Pseudodiffusive magnetotransport in graphene

Transport properties through wide and short ballistic graphene junctions are studied in the presence of arbitrary dopings and magnetic fields. No dependence on the magnetic field is observed at the Dirac point for any current cumulant, just as in a classical diffusive system, both in normal-graphene-normal and normal-graphene-superconductor junctions. This pseudodiffusive regime is, however, extremely fragile with respect to doping at finite fields. We identify the crossovers to a field-suppressed and a normal ballistic transport regime in the magnetic-field-doping parameter space, and provide a physical interpretation of the phase diagram.
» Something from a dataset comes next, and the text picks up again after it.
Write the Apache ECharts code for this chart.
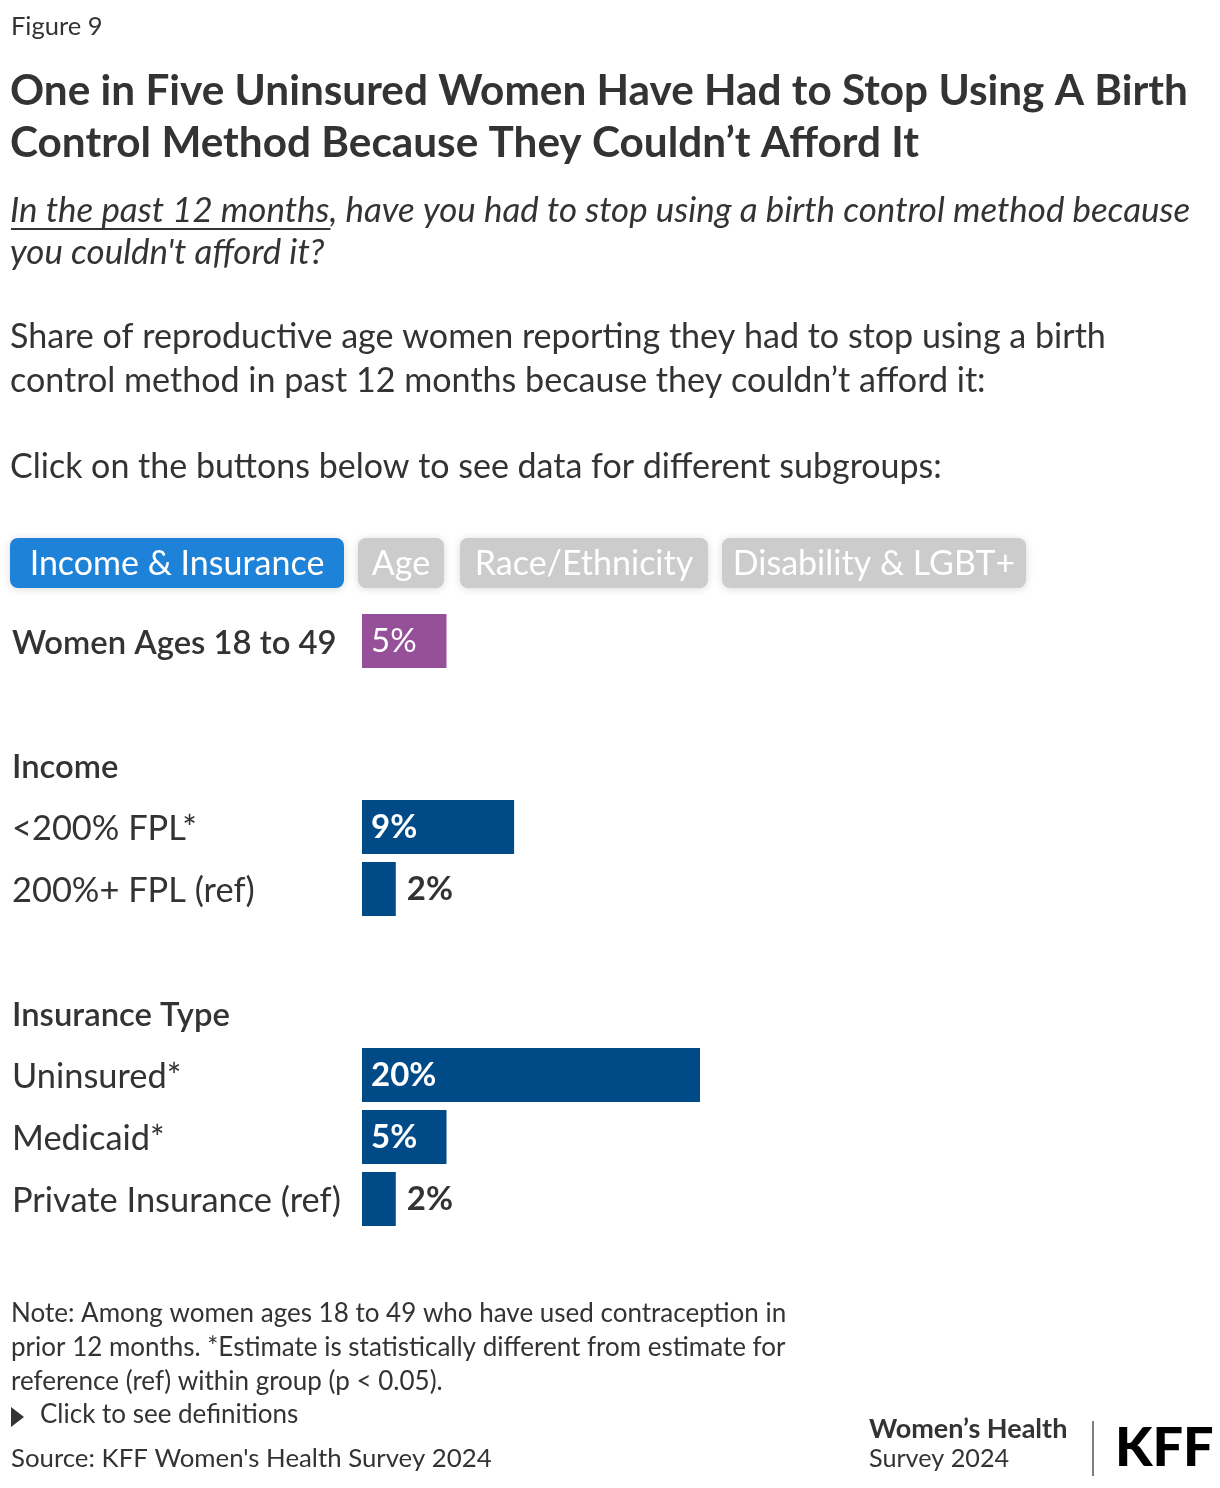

Remarkably, pseudodiffusive transport is recovered away from the Dirac point in resonance with Landau levels at high magnetic fields.

Figure 1

(Color online) (a) Inverse longitudinal resistivity in units of $4e^2∕\pi h$ and (b) bulk Fano factor for the N (left) and NS (right) junctions as a function of the (absolute value of the) Fermi energy (in units of $\hslash v_F∕L$). Different curves correspond to different values of $L∕l_B$ (where $l_B\equiv \sqrt{\hslash ∕eB}$), which ranges from zero for red curve to 4 for the dark blue one in steps of 1. The same for the ratio $G_{\mathrm{NS}}^{\text{bulk}}∕G_{\mathrm{N}}^{\text{bulk}}$ in the inset.

Figure 2

(Color online) Phase diagram representing the crossovers from localized, pseudodiffusive, and ballistic transport regimes in the field-doping parameter plane. The solid (dashed) lines represent the boundaries for a N (NS) junction. LLs are labeled by $n$.